## What this task involves
Repeat all the records exactly, omitting pictures.

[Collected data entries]
+++
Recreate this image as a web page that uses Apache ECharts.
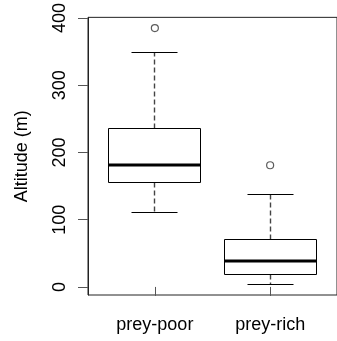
<!DOCTYPE html>
<html>
<head>
<meta charset="utf-8">
<script src="https://cdn.jsdelivr.net/npm/echarts@6/dist/echarts.min.js"></script>
<style>html,body{margin:0;padding:0;background:#fff;}#c{width:337px;height:341px;}</style>
</head>
<body>
<div id="c"></div>
<script>
const categories = ['prey-poor', 'prey-rich'];
const whiskerLow = [110, 4];
const quartile1 = [155, 19];
const medians = [182, 39];
const quartile3 = [235, 70];
const whiskerHigh = [348, 138];
const outlierCat = [1, 2];
const outlierVal = [385, 181];
const yTicks = [0, 100, 200, 300, 400];

const boxData = categories.map((c, i) => [i + 1, whiskerLow[i], quartile1[i], medians[i], quartile3[i], whiskerHigh[i]]);
const outData = outlierCat.map((c, i) => [c, outlierVal[i]]);

const FONT = "'Liberation Sans', Arial, sans-serif";
const chart = echarts.init(document.getElementById('c'));
const r = v => Math.round(v - 0.5) + 0.5;

chart.setOption({
  animation: false,
  backgroundColor: '#fff',
  grid: { left: 88, top: 16, width: 257, height: 279, show: true, borderColor: '#222', borderWidth: 1, backgroundColor: 'transparent' },
  xAxis: {
    type: 'value', min: 0.42, max: 2.58,
    axisLine: { show: false },
    splitLine: { show: false },
    axisTick: { show: true, customValues: [1, 2], length: 9, lineStyle: { color: '#555' } },
    axisLabel: { customValues: [1, 2], formatter: v => categories[Math.round(v) - 1] || '', margin: 21, fontSize: 18, color: '#000', fontFamily: FONT }
  },
  yAxis: {
    type: 'value', min: -12, max: 401,
    name: 'Altitude (m)', nameLocation: 'middle', nameRotate: 90, nameGap: 57,
    nameTextStyle: { fontSize: 18, color: '#000', fontFamily: FONT },
    axisLine: { show: true, lineStyle: { color: '#222' } },
    splitLine: { show: false },
    axisTick: { show: true, customValues: yTicks, length: 10, lineStyle: { color: '#555' } },
    axisLabel: { customValues: yTicks, rotate: 90, margin: 19, fontSize: 18, color: '#000', fontFamily: FONT }
  },
  series: [
    {
      type: 'custom',
      data: boxData,
      encode: { x: 0, y: [1, 2, 3, 4, 5] },
      renderItem: function (params, api) {
        const x = api.value(0);
        const c = v => api.coord([x, v]);
        const cx = r(c(0)[0]);
        const yMin = r(c(api.value(1))[1]);
        const yQ1 = r(c(api.value(2))[1]);
        const yMed = Math.round(c(api.value(3))[1]);
        const yQ3 = r(c(api.value(4))[1]);
        const yMax = r(c(api.value(5))[1]);
        const half = Math.round(api.size([0.8, 0])[0] / 2);
        const cap = Math.round(half / 2);
        const solid = { stroke: '#000', lineWidth: 1, fill: null };
        const dashed = { stroke: '#444', lineWidth: 1.4, lineDash: [5, 3] };
        return {
          type: 'group',
          children: [
            { type: 'line', shape: { x1: cx, y1: yQ3, x2: cx, y2: yMax }, style: dashed },
            { type: 'line', shape: { x1: cx, y1: yQ1, x2: cx, y2: yMin }, style: dashed },
            { type: 'line', shape: { x1: cx - cap, y1: yMax, x2: cx + cap, y2: yMax }, style: solid },
            { type: 'line', shape: { x1: cx - cap, y1: yMin, x2: cx + cap, y2: yMin }, style: solid },
            { type: 'rect', shape: { x: cx - half, y: yQ3, width: 2 * half, height: yQ1 - yQ3 }, style: { stroke: '#000', lineWidth: 1, fill: '#fff' } },
            { type: 'line', shape: { x1: cx - half, y1: yMed, x2: cx + half, y2: yMed }, style: { stroke: '#000', lineWidth: 3 } }
          ]
        };
      }
    },
    {
      type: 'scatter',
      data: outData,
      symbol: 'circle',
      symbolSize: 7,
      itemStyle: { color: '#fff', borderColor: '#333', borderWidth: 1.2 }
    }
  ]
});
</script>
</body>
</html>
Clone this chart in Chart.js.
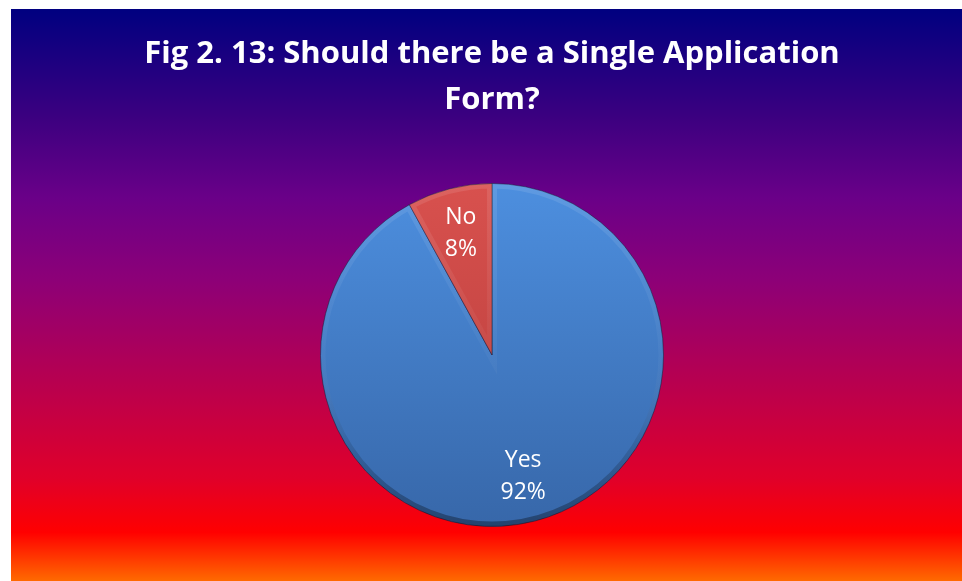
+++
## Right answer
Recreate this image as a web page that uses Apache ECharts.
<!DOCTYPE html>
<html>
<head>
<meta charset="utf-8">
<script src="https://cdn.jsdelivr.net/npm/echarts@6/dist/echarts.min.js"></script>
<style>html,body{margin:0;padding:0;background:#fff;}#c{width:337px;height:341px;}</style>
</head>
<body>
<div id="c"></div>
<script>
const categories = ['prey-poor', 'prey-rich'];
const whiskerLow = [110, 4];
const quartile1 = [155, 19];
const medians = [182, 39];
const quartile3 = [235, 70];
const whiskerHigh = [348, 138];
const outlierCat = [1, 2];
const outlierVal = [385, 181];
const yTicks = [0, 100, 200, 300, 400];

const boxData = categories.map((c, i) => [i + 1, whiskerLow[i], quartile1[i], medians[i], quartile3[i], whiskerHigh[i]]);
const outData = outlierCat.map((c, i) => [c, outlierVal[i]]);

const FONT = "'Liberation Sans', Arial, sans-serif";
const chart = echarts.init(document.getElementById('c'));
const r = v => Math.round(v - 0.5) + 0.5;

chart.setOption({
  animation: false,
  backgroundColor: '#fff',
  grid: { left: 88, top: 16, width: 257, height: 279, show: true, borderColor: '#222', borderWidth: 1, backgroundColor: 'transparent' },
  xAxis: {
    type: 'value', min: 0.42, max: 2.58,
    axisLine: { show: false },
    splitLine: { show: false },
    axisTick: { show: true, customValues: [1, 2], length: 9, lineStyle: { color: '#555' } },
    axisLabel: { customValues: [1, 2], formatter: v => categories[Math.round(v) - 1] || '', margin: 21, fontSize: 18, color: '#000', fontFamily: FONT }
  },
  yAxis: {
    type: 'value', min: -12, max: 401,
    name: 'Altitude (m)', nameLocation: 'middle', nameRotate: 90, nameGap: 57,
    nameTextStyle: { fontSize: 18, color: '#000', fontFamily: FONT },
    axisLine: { show: true, lineStyle: { color: '#222' } },
    splitLine: { show: false },
    axisTick: { show: true, customValues: yTicks, length: 10, lineStyle: { color: '#555' } },
    axisLabel: { customValues: yTicks, rotate: 90, margin: 19, fontSize: 18, color: '#000', fontFamily: FONT }
  },
  series: [
    {
      type: 'custom',
      data: boxData,
      encode: { x: 0, y: [1, 2, 3, 4, 5] },
      renderItem: function (params, api) {
        const x = api.value(0);
        const c = v => api.coord([x, v]);
        const cx = r(c(0)[0]);
        const yMin = r(c(api.value(1))[1]);
        const yQ1 = r(c(api.value(2))[1]);
        const yMed = Math.round(c(api.value(3))[1]);
        const yQ3 = r(c(api.value(4))[1]);
        const yMax = r(c(api.value(5))[1]);
        const half = Math.round(api.size([0.8, 0])[0] / 2);
        const cap = Math.round(half / 2);
        const solid = { stroke: '#000', lineWidth: 1, fill: null };
        const dashed = { stroke: '#444', lineWidth: 1.4, lineDash: [5, 3] };
        return {
          type: 'group',
          children: [
            { type: 'line', shape: { x1: cx, y1: yQ3, x2: cx, y2: yMax }, style: dashed },
            { type: 'line', shape: { x1: cx, y1: yQ1, x2: cx, y2: yMin }, style: dashed },
            { type: 'line', shape: { x1: cx - cap, y1: yMax, x2: cx + cap, y2: yMax }, style: solid },
            { type: 'line', shape: { x1: cx - cap, y1: yMin, x2: cx + cap, y2: yMin }, style: solid },
            { type: 'rect', shape: { x: cx - half, y: yQ3, width: 2 * half, height: yQ1 - yQ3 }, style: { stroke: '#000', lineWidth: 1, fill: '#fff' } },
            { type: 'line', shape: { x1: cx - half, y1: yMed, x2: cx + half, y2: yMed }, style: { stroke: '#000', lineWidth: 3 } }
          ]
        };
      }
    },
    {
      type: 'scatter',
      data: outData,
      symbol: 'circle',
      symbolSize: 7,
      itemStyle: { color: '#fff', borderColor: '#333', borderWidth: 1.2 }
    }
  ]
});
</script>
</body>
</html>
Clone this chart in Chart.js.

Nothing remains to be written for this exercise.